VALIDE : UNE VISION DU MONDE QUI SORT DE L’ORDINAIRE
SARAH-MAUDE AUGER
Depuis les philosophes grecs, les grands intellectuels veulent prédire le destin de l’homme alors, aujourd’hui, les auteurs illustrent leurs visions de l’avenir grâce à la littérature d’anticipation. Valide, écrit par Chris Bergeron, est une autobiographie de science-fiction qui participe à ce genre littéraire. Le roman plonge ses lecteurs dans un univers sombre et lugubre, car les humains vivent dans une dystopie. En somme, l’autoactualisation est une idéologie qui n’existe plus. Les relations interpersonnelles ne sont plus valorisées et la population est dépendante de l’intelligence artificielle. Chaque individu doit fournir ses souvenirs les plus chers à de petits assistants virtuels qui se nomment David. Ce récit raconte le vécu d’une femme transgenre et l’évolution de ses combats dans une société qui lui a enlevé ses droits. Cette femme illustre sa vie en tant que Christian, mais aussi en tant que Christelle. Peut-on être valide en tant que femme ou en tant qu’homme, dans cet avenir pas si lointain? De plus, le quotidien est contrôlé par les pandémies et les confinements, ce qui fait que la population se trouve isolée de la vie extérieure et que les gens ne peuvent plus se fréquenter. En raison des caractéristiques fondamentales des humains, les individus ne peuvent pas survivre en solitude, donc ceci explique comment David est devenu un compagnon de l’homme. En somme, l’œuvre littéraire de Chris Bergeron remet en question le rôle de la technologie dans nos vies ainsi que la liberté des sociétés.
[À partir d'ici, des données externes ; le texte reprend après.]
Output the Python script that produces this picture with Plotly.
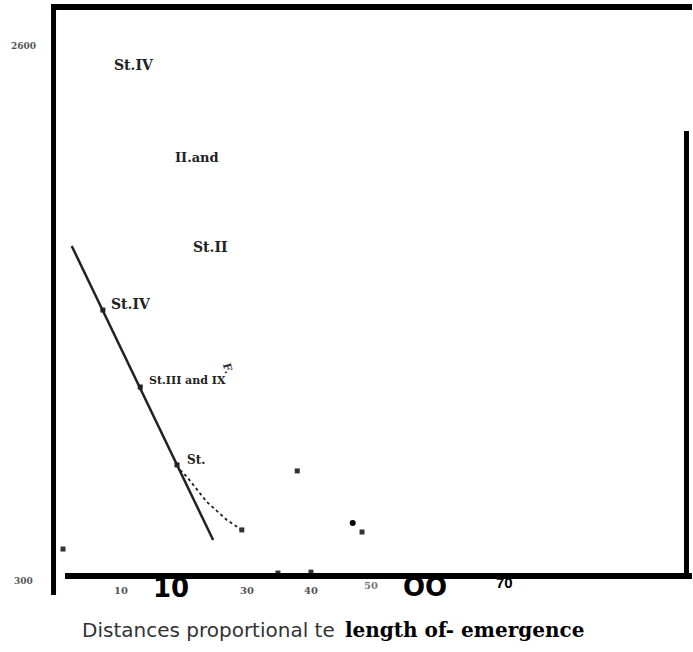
import plotly.graph_objects as go

# ---- data ----
line_x = [1.4, 24.1]
line_y = [1732, 456]

station_x = [6.4, 12.4, 18.3]
station_y = [1454, 1120, 782]

curve_x = [18.8, 19.9, 23.1, 26.3, 28.7]
curve_y = [760, 730, 621, 543, 500]

dot_x = [0, 37.6, 48.0, 34.5, 39.8]
dot_y = [417, 756, 491, 313, 317]
round_x = [46.5]
round_y = [530]

top_labels = ["St.IV", "II.and", "St.II"]
top_label_x = [11.4, 21.5, 23.6]
top_label_y = [2517, 2114, 1728]

station_labels = ["St.IV", "St.III and IX", "St."]
station_label_x = [7.4, 13.5, 19.6]
station_label_y = [1480, 1150, 803]

side_note = "F."
side_note_x = 26.4
side_note_y = 1200

ytick_vals = [2600, 300]
ytick_text = ["2600", "300"]

xtick_vals = [9.3, 17.3, 29.5, 39.8, 49.4, 58.1, 70.8]
xtick_text = ["10", "10", "30", "40", "50", "OO", "70"]

# ---- styles ----
top_label_sizes = [14, 13, 14]
station_label_sizes = [14, 11, 12]

xtick_styles = [
    dict(size=10, family="DejaVu Serif", color="#555", weight="bold", dy=-0.025),
    dict(size=26, family="DejaVu Sans", color="#000", weight="bold", dy=-0.021),
    dict(size=10, family="DejaVu Serif", color="#555", weight="bold", dy=-0.025),
    dict(size=10, family="DejaVu Serif", color="#555", weight="bold", dy=-0.025),
    dict(size=10, family="DejaVu Serif", color="#777", weight="bold", dy=-0.017),
    dict(size=26, family="DejaVu Sans", color="#000", weight="bold", dy=-0.020),
    dict(size=15, family="Liberation Sans", color="#000", weight="bold", dy=-0.012),
]

fig = go.Figure()

fig.add_trace(go.Scatter(x=line_x, y=line_y, mode="lines",
                         line=dict(color="#222", width=2.5), cliponaxis=False))
fig.add_trace(go.Scatter(x=station_x, y=station_y, mode="markers",
                         marker=dict(symbol="square", size=5, color="#222"), cliponaxis=False))
fig.add_trace(go.Scatter(x=curve_x, y=curve_y, mode="lines",
                         line=dict(color="#222", width=1.8, dash="dot"), cliponaxis=False))
fig.add_trace(go.Scatter(x=curve_x[-1:], y=curve_y[-1:], mode="markers",
                         marker=dict(symbol="square", size=5, color="#333"), cliponaxis=False))
fig.add_trace(go.Scatter(x=dot_x, y=dot_y, mode="markers",
                         marker=dict(symbol="square", size=5, color="#333"), cliponaxis=False))
fig.add_trace(go.Scatter(x=round_x, y=round_y, mode="markers",
                         marker=dict(symbol="circle", size=6, color="#000"), cliponaxis=False))

ann = []
for t, x, y, s in zip(top_labels, top_label_x, top_label_y, top_label_sizes):
    ann.append(dict(x=x, y=y, xref="x", yref="y", text=t, showarrow=False,
                    xanchor="center", yanchor="middle",
                    font=dict(family="DejaVu Serif", size=s, color="#222", weight="bold")))
for t, x, y, s in zip(station_labels, station_label_x, station_label_y, station_label_sizes):
    ann.append(dict(x=x, y=y, xref="x", yref="y", text=t, showarrow=False,
                    xanchor="left", yanchor="middle",
                    font=dict(family="DejaVu Serif", size=s, color="#222", weight="bold")))
ann.append(dict(x=side_note_x, y=side_note_y, xref="x", yref="y", text=side_note, showarrow=False,
                textangle=75, font=dict(family="DejaVu Serif", size=11, color="#333", weight="bold")))

for v, t in zip(ytick_vals, ytick_text):
    ann.append(dict(x=-0.063, y=v, xref="paper", yref="y", text=t, showarrow=False,
                    xanchor="center", yanchor="middle", yshift=(-5 if v == 300 else 0),
                    font=dict(family="DejaVu Serif", size=9, color="#555", weight="bold")))

for v, t, s in zip(xtick_vals, xtick_text, xtick_styles):
    ann.append(dict(x=v, y=s["dy"], xref="x", yref="paper", text=t, showarrow=False,
                    xanchor="center", yanchor="middle",
                    font=dict(family=s["family"], size=s["size"], color=s["color"], weight=s["weight"])))

ann.append(dict(x=(337 - 63) / 623, y=-0.095, xref="paper", yref="paper",
                text="Distances proportional te", showarrow=False,
                xanchor="right", yanchor="middle",
                font=dict(family="DejaVu Sans", size=20, color="#333")))
ann.append(dict(x=(343 - 63) / 623, y=-0.095, xref="paper", yref="paper",
                text="length of- emergence", showarrow=False,
                xanchor="left", yanchor="middle",
                font=dict(family="DejaVu Serif", size=20, color="#000", weight="bold")))

shapes = [
    dict(type="line", xref="paper", yref="paper", x0=-0.0193, x1=1.0096, y0=1.0, y1=1.0,
         line=dict(color="#000", width=6)),
    dict(type="line", xref="paper", yref="paper", x0=-0.0152, x1=-0.0152, y0=1.005, y1=-0.0334,
         line=dict(color="#000", width=5)),
    dict(type="line", xref="paper", yref="paper", x0=0.0032, x1=1.0096, y0=0.0, y1=0.0,
         line=dict(color="#000", width=6)),
    dict(type="line", xref="paper", yref="paper", x0=1.0008, x1=1.0008, y0=0.782, y1=0.0,
         line=dict(color="#000", width=5)),
]

fig.update_layout(
    width=693, height=652,
    margin=dict(l=63, r=7, t=7, b=76),
    paper_bgcolor="white", plot_bgcolor="white",
    showlegend=False,
    xaxis=dict(range=[0, 100], visible=False, fixedrange=True),
    yaxis=dict(range=[300, 2769], visible=False, fixedrange=True),
    annotations=ann, shapes=shapes,
)

fig.write_html("out.html", config={"displayModeBar": False},
               post_script="document.body.style.margin='0';document.body.style.overflow='hidden';")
L’écrivaine de ce roman illustre ses propos avec authenticité, alors il n’y a rien de superflu. Le niveau de langue est accessible à tous, le roman peut donc être apprécié par un grand public. D’ailleurs, Christelle fait appel, à quelques reprises, à des références de la culture populaire lors de son monologue : « Ou encore Chris, l’hybride, l’entre-deux, chausséˑe comme Prince, maquilléˑe comme Bowie » (p.97). Ce choix littéraire immerge les lecteurs dans le monde de Chris Bergeron.
L’acceptation de soi est un thème universel, alors plusieurs peuvent être interpellés par l’œuvre. Cependant, certains peuvent critiquer quelques éléments du bouquin, car l’autrice semble s’inspirer des œuvres de la science-fiction, et les lecteurs ne veulent pas nécessairement lire des reprises de grands classiques. C’est simple, on veut du nouveau. Avec tout cela, il est juste d’affirmer que cette œuvre littéraire est captivante, car plusieurs peuvent s’identifier à des caractéristiques du personnage principal, et je ne peux nier que l’héroïne de ce récit est une militante pour les femmes : « Ce qui nous distingue des hommes, je crois plus que jamais que c’est le fait que nous n’avons pas le droit de prendre congé de la perception de nos corps » (p. 126). Pour conclure, Chris Bergeron offre une vision du monde qui sort de l’ordinaire, mais qui malheureusement pourrait sembler normale dans quelques années.